Condition, Collectability and Fakes
Particular silversmiths and their high-quality work are, as you might expect, hugely sought after and command high prices. While nothing legitimate can be done to change the maker of a piece, however, silverware often has an enhanced collective value when placed with other similar pieces. As can be imagined matching sets, in particular of desirable sizes such as sets of 12 silver plates or complete cutlery sets, reach significantly higher prices than the sum of the value of individual pieces. Pieces don’t even need to be contemporary, however, to have increased value; many collections of family tableware, for example, were commissioned over some years or even generations but stylistic homogeneity keeps the value of such collections high.

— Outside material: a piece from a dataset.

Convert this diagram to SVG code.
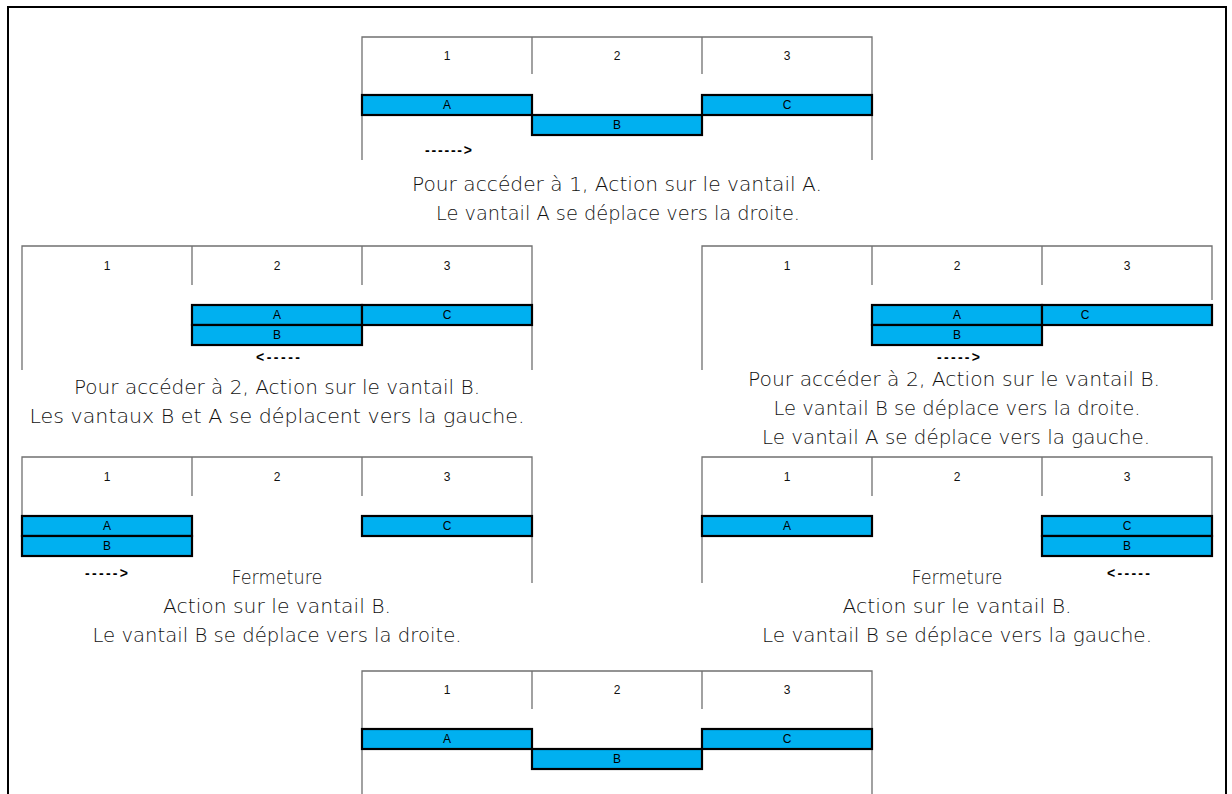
<svg xmlns="http://www.w3.org/2000/svg" width="1232" height="794" viewBox="0 0 1232 794">
<style>
.frame{fill:none;stroke:#707070;stroke-width:1.3}
.bar{fill:#00B0F0;stroke:#000;stroke-width:2.2}
.num{font-family:"Liberation Sans",Arial,sans-serif;font-size:12px;fill:#111;text-anchor:middle}
.lbl{font-family:"Liberation Sans",Arial,sans-serif;font-size:12px;fill:#000;text-anchor:middle}
.arr{font-family:"Liberation Sans",Arial,sans-serif;font-size:14px;font-weight:bold;fill:#000}
.cap{font-family:"DejaVu Sans",sans-serif;font-weight:200;font-size:20px;fill:#111;text-anchor:middle}
</style>
<rect width="1232" height="794" fill="#fff"/>
<path d="M8,800 V7 H1226 V800" fill="none" stroke="#000" stroke-width="2"/>

<g id="diagram-top">
<path class="frame" d="M362,160 V37 H872 V160 M532,37 V74 M702,37 V74"/>
<text class="num" x="447" y="60">1</text><text class="num" x="617" y="60">2</text><text class="num" x="787" y="60">3</text>
<rect class="bar" x="362" y="95" width="170" height="20"/><text class="lbl" x="447" y="109">A</text>
<rect class="bar" x="532" y="115" width="170" height="20"/><text class="lbl" x="617" y="129">B</text>
<rect class="bar" x="702" y="95" width="170" height="20"/><text class="lbl" x="787" y="109">C</text>
<text class="arr" x="425" y="155" textLength="47" lengthAdjust="spacing">------&gt;</text>
<text class="cap" x="617" y="191" textLength="410" lengthAdjust="spacingAndGlyphs">Pour accéder à 1, Action sur le vantail A.</text>
<text class="cap" x="618" y="220" textLength="364" lengthAdjust="spacingAndGlyphs">Le vantail A se déplace vers la droite.</text>
</g>

<g id="diagram-mid-left">
<path class="frame" d="M22,370 V246 H532 V370 M192,246 V285 M362,246 V285"/>
<text class="num" x="107" y="270">1</text><text class="num" x="277" y="270">2</text><text class="num" x="447" y="270">3</text>
<rect class="bar" x="192" y="305" width="170" height="20"/><text class="lbl" x="277" y="319">A</text>
<rect class="bar" x="362" y="305" width="170" height="20"/><text class="lbl" x="447" y="319">C</text>
<rect class="bar" x="192" y="325" width="170" height="20"/><text class="lbl" x="277" y="339">B</text>
<text class="arr" x="256" y="362" textLength="44" lengthAdjust="spacing">&lt;-----</text>
<text class="cap" x="277" y="394" textLength="406" lengthAdjust="spacingAndGlyphs">Pour accéder à 2, Action sur le vantail B.</text>
<text class="cap" x="277" y="423" textLength="495" lengthAdjust="spacingAndGlyphs">Les vantaux B et A se déplacent vers la gauche.</text>
</g>

<g id="diagram-mid-right">
<path class="frame" d="M702,370 V246 H1212 V300 M872,246 V285 M1042,246 V285"/>
<text class="num" x="787" y="270">1</text><text class="num" x="957" y="270">2</text><text class="num" x="1127" y="270">3</text>
<rect class="bar" x="872" y="305" width="170" height="20"/><text class="lbl" x="957" y="319">A</text>
<rect class="bar" x="1042" y="305" width="170" height="20"/><text class="lbl" x="1085" y="319">C</text>
<rect class="bar" x="872" y="325" width="170" height="20"/><text class="lbl" x="957" y="339">B</text>
<text class="arr" x="937" y="362" textLength="43" lengthAdjust="spacing">-----&gt;</text>
<text class="cap" x="954" y="386" textLength="412" lengthAdjust="spacingAndGlyphs">Pour accéder à 2, Action sur le vantail B.</text>
<text class="cap" x="957" y="415" textLength="367" lengthAdjust="spacingAndGlyphs">Le vantail B se déplace vers la droite.</text>
<text class="cap" x="956" y="444" textLength="388" lengthAdjust="spacingAndGlyphs">Le vantail A se déplace vers la gauche.</text>
</g>

<g id="diagram-low-left">
<path class="frame" d="M22,516 V457 H532 V583 M192,457 V496 M362,457 V496"/>
<text class="num" x="107" y="481">1</text><text class="num" x="277" y="481">2</text><text class="num" x="447" y="481">3</text>
<rect class="bar" x="22" y="516" width="170" height="20"/><text class="lbl" x="107" y="530">A</text>
<rect class="bar" x="22" y="536" width="170" height="20"/><text class="lbl" x="107" y="550">B</text>
<rect class="bar" x="362" y="516" width="170" height="20"/><text class="lbl" x="447" y="530">C</text>
<text class="arr" x="85" y="578" textLength="43" lengthAdjust="spacing">-----&gt;</text>
<text class="cap" x="277" y="584" textLength="91" lengthAdjust="spacingAndGlyphs">Fermeture</text>
<text class="cap" x="277" y="613" textLength="228" lengthAdjust="spacingAndGlyphs">Action sur le vantail B.</text>
<text class="cap" x="277" y="642" textLength="369" lengthAdjust="spacingAndGlyphs">Le vantail B se déplace vers la droite.</text>
</g>

<g id="diagram-low-right">
<path class="frame" d="M702,583 V457 H1212 V516 M872,457 V496 M1042,457 V496"/>
<text class="num" x="787" y="481">1</text><text class="num" x="957" y="481">2</text><text class="num" x="1127" y="481">3</text>
<rect class="bar" x="702" y="516" width="170" height="20"/><text class="lbl" x="787" y="530">A</text>
<rect class="bar" x="1042" y="516" width="170" height="20"/><text class="lbl" x="1127" y="530">C</text>
<rect class="bar" x="1042" y="536" width="170" height="20"/><text class="lbl" x="1127" y="550">B</text>
<text class="arr" x="1107" y="578" textLength="43" lengthAdjust="spacing">&lt;-----</text>
<text class="cap" x="957" y="584" textLength="91" lengthAdjust="spacingAndGlyphs">Fermeture</text>
<text class="cap" x="957" y="613" textLength="229" lengthAdjust="spacingAndGlyphs">Action sur le vantail B.</text>
<text class="cap" x="957" y="642" textLength="390" lengthAdjust="spacingAndGlyphs">Le vantail B se déplace vers la gauche.</text>
</g>

<g id="diagram-bottom">
<path class="frame" d="M362,800 V671 H872 V800 M532,671 V709 M702,671 V709"/>
<text class="num" x="447" y="694">1</text><text class="num" x="617" y="694">2</text><text class="num" x="787" y="694">3</text>
<rect class="bar" x="362" y="729" width="170" height="20"/><text class="lbl" x="447" y="743">A</text>
<rect class="bar" x="532" y="749" width="170" height="20"/><text class="lbl" x="617" y="763">B</text>
<rect class="bar" x="702" y="729" width="170" height="20"/><text class="lbl" x="787" y="743">C</text>
</g>
<g id="connectors"/>
</svg>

The value of collections can tie in with the condition of silverware. Silver wears considerably over time and as such the wear on pieces of a used collection should be even and appropriate to the age of the pieces. As practical items, much silverware has been subject to repairs and adjustments over their lifetime. Replaced rims, soldered handles, over-cleaning and removed armorials are all commonplace in silverware and show how past good intentions can devalue your silver. To avoid this kind of devaluation on your silver, contact a specialist for repairs, do not keep it wrapped in newspaper and avoid abrasive cleaners and salt.
Not all alterations to silverware are so well-meaning, however. Its high value has made silverware a target market for fakes and copies, either to dodge duties or boost the price of an otherwise unremarkable piece. Most fakes have giveaways to a trained eye such as misplaced or poorly punched marks, solder lines or casting lines when pairs have been illegally cast.